MASVINGO, 11 NOVEMBER 2016 &			     CASE NO LC/MS/24/2016

27 JANUARY 2017

In the matter between

ALLEN PASIRAYI						1ST APPELLANT

And

HELPER NCUBE						2ND APPELLANT

Versus

CITY OF MASVINGO					RESPONDENT

Before the Honourable Maxwell J

For the Appellant	H Tavengahama  (Trade Unionist)

For the Respondent    J Mupoperi (Legal Practitioner)

MAXWELL J:

This is an appeal against the decision of the respondent’s appeals committee to dismiss the appellants. The first appellant was employed by the respondent as a buyer whilst the second appellant was employed as a stores controller. On 18 March 2016 the appellants faced allegations of breaching the respondent’s code of conduct. They were accused of:

Delaying the processing of users’ requests on various occasions;

Issuing verbal instructions to Errand Management (Pvt) Ltd;

Issuing verbal instructions to Praymost (Pvt) Ltd;

Processing WARAPP (Pvt) Ltd’s order without approval and

Loosing important documents like ZESA statements.

After the appellants had responded to the allegations three charges remained. A disciplinary hearing was held and the appellants were convicted. The appellants appealed to the Manpower Appeals Committee.

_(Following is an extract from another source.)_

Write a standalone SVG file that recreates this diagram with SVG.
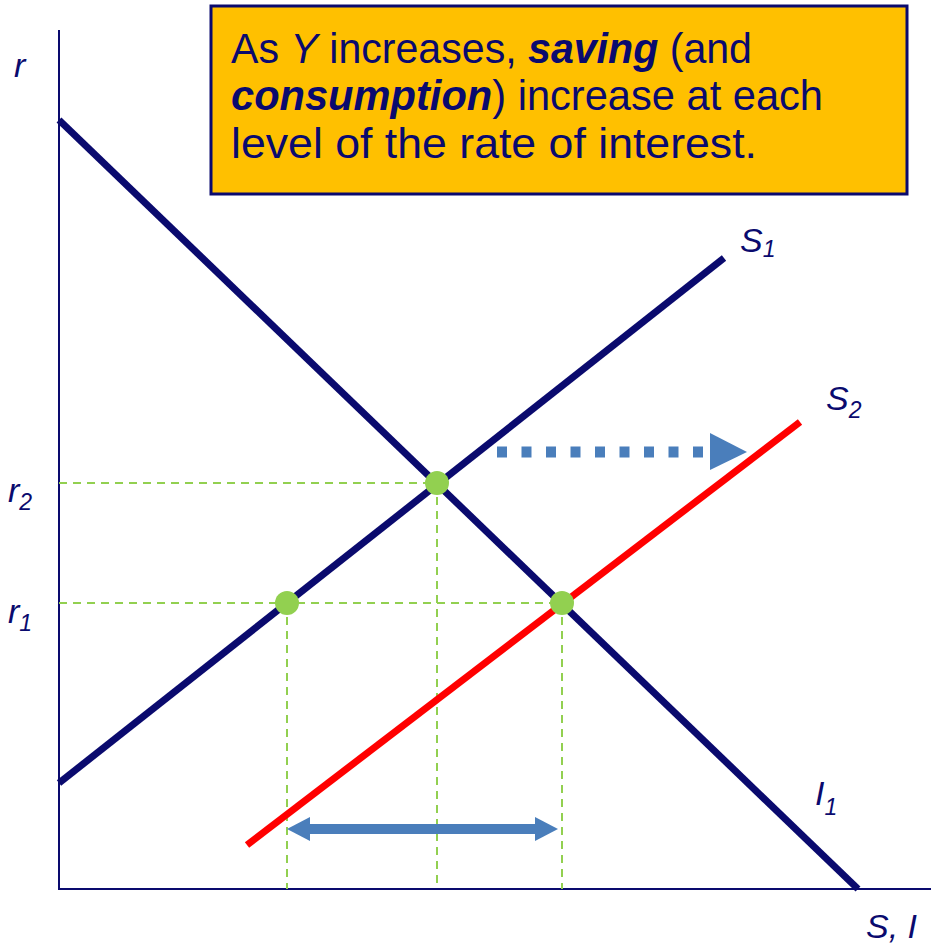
<svg xmlns="http://www.w3.org/2000/svg" width="931" height="947" viewBox="0 0 931 947">
<style>
.axis{stroke:#0A0A6E;stroke-width:2;fill:none}
.curve{stroke:#0A0A6E;stroke-width:7;fill:none}
.red{stroke:#FF0000;stroke-width:7;fill:none}
.guide{stroke:#92D050;stroke-width:2;stroke-dasharray:8 6;fill:none}
.dot{fill:#92D050}
.lbl{font-family:"Liberation Sans",Arial,sans-serif;font-style:italic;font-size:34px;fill:#0A0A6E}
.sub{font-size:23px}
.box{font-family:"Liberation Sans",Arial,sans-serif;font-size:43px;fill:#0A0A6E}
.it{font-style:italic}
.bi{font-style:italic;font-weight:bold}
</style>
<rect width="931" height="947" fill="#FFFFFF"/>
<g id="axes">
<line class="axis" x1="59" y1="30" x2="59" y2="889"/>
<line class="axis" x1="58" y1="889" x2="931" y2="889"/>
</g>
<g id="guides">
<line class="guide" x1="59" y1="483" x2="437" y2="483"/>
<line class="guide" x1="59" y1="603" x2="562" y2="603"/>
<line class="guide" x1="287" y1="603" x2="287" y2="889"/>
<line class="guide" x1="437" y1="483" x2="437" y2="889"/>
<line class="guide" x1="562" y1="603" x2="562" y2="889"/>
</g>
<g id="curves">
<line id="I1" class="curve" x1="59" y1="120" x2="858" y2="889"/>
<line id="S1" class="curve" x1="59" y1="783" x2="724" y2="258"/>
<line id="S2" class="red" x1="247" y1="845" x2="800" y2="422"/>
</g>
<g id="points">
<circle class="dot" cx="437" cy="483" r="12"/>
<circle class="dot" cx="287" cy="603" r="12"/>
<circle class="dot" cx="562" cy="603" r="12"/>
</g>
<g id="connectors">
<line x1="497" y1="452" x2="708" y2="452" stroke="#4A7EBB" stroke-width="11" stroke-dasharray="10 14.5"/>
<polygon points="710,433 747,452 710,470" fill="#4A7EBB"/>
<line x1="305" y1="829" x2="540" y2="829" stroke="#4A7EBB" stroke-width="10"/>
<polygon points="287,829 310,817 310,841" fill="#4A7EBB"/>
<polygon points="558,829 535,817 535,841" fill="#4A7EBB"/>
</g>
<g id="note">
<rect x="211" y="6" width="696" height="188" fill="#FFC000" stroke="#0A0A6E" stroke-width="3"/>
<text class="box" x="231" y="63" textLength="521" lengthAdjust="spacingAndGlyphs">As <tspan class="it">Y</tspan> increases, <tspan class="bi">saving</tspan> (and</text>
<text class="box" x="231" y="110" textLength="592" lengthAdjust="spacingAndGlyphs"><tspan class="bi">consumption</tspan>) increase at each</text>
<text class="box" x="231" y="158" textLength="526" lengthAdjust="spacingAndGlyphs">level of the rate of interest.</text>
</g>
<g id="labels">
<text class="lbl" x="14" y="77">r</text>
<text class="lbl" x="8" y="502">r<tspan class="sub" dy="8">2</tspan></text>
<text class="lbl" x="8" y="623">r<tspan class="sub" dy="8">1</tspan></text>
<text class="lbl" x="740" y="252">S<tspan class="sub" dy="5">1</tspan></text>
<text class="lbl" x="826" y="410">S<tspan class="sub" dy="8">2</tspan></text>
<text class="lbl" x="815" y="805">I<tspan class="sub" dy="10">1</tspan></text>
<text class="lbl" x="866" y="938">S, I</text>
</g>
</svg>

The committee altered the penalty of dismissal to a written warning after finding the appellants not guilty of habitual/substantial unsatisfactory work performance but guilty of failing to follow laid down procedures. The head of department appealed against the decision of the Manpower Appeals Committee to the Special Council Appeals Committee. The Special Council Appeals Committee reversed the decision of the Manpower Appeals Committee. A dismissal penalty was imposed after  a finding that the appellants contravened section 5.5.2 of the code, habitual/substantial unsatisfactory work performance.

The appellants were aggrieved and appealed to this court on the following grounds:

The appeals committee erred by contending that the appellants were guilty of a misconduct of habitual/substantial unsatisfactory work performance in terms of section 5.5.2 of the City of Masvingo Code of Conduct 2012. The first appellant’s alleged issuance of a verbal instruction to Praymost (Pvt) Ltd to provide service against procedure did not constitute habitual/substantial unsatisfactory work performance and also the alleged failure to action/process for about three months the purchase of various materials for the construction of Francis Aphiri School Administration Block did not happen at all, first appellant never delayed processing the orders as alleged.

The second appellant did not fail to supervise the first appellant on the above alleged offences.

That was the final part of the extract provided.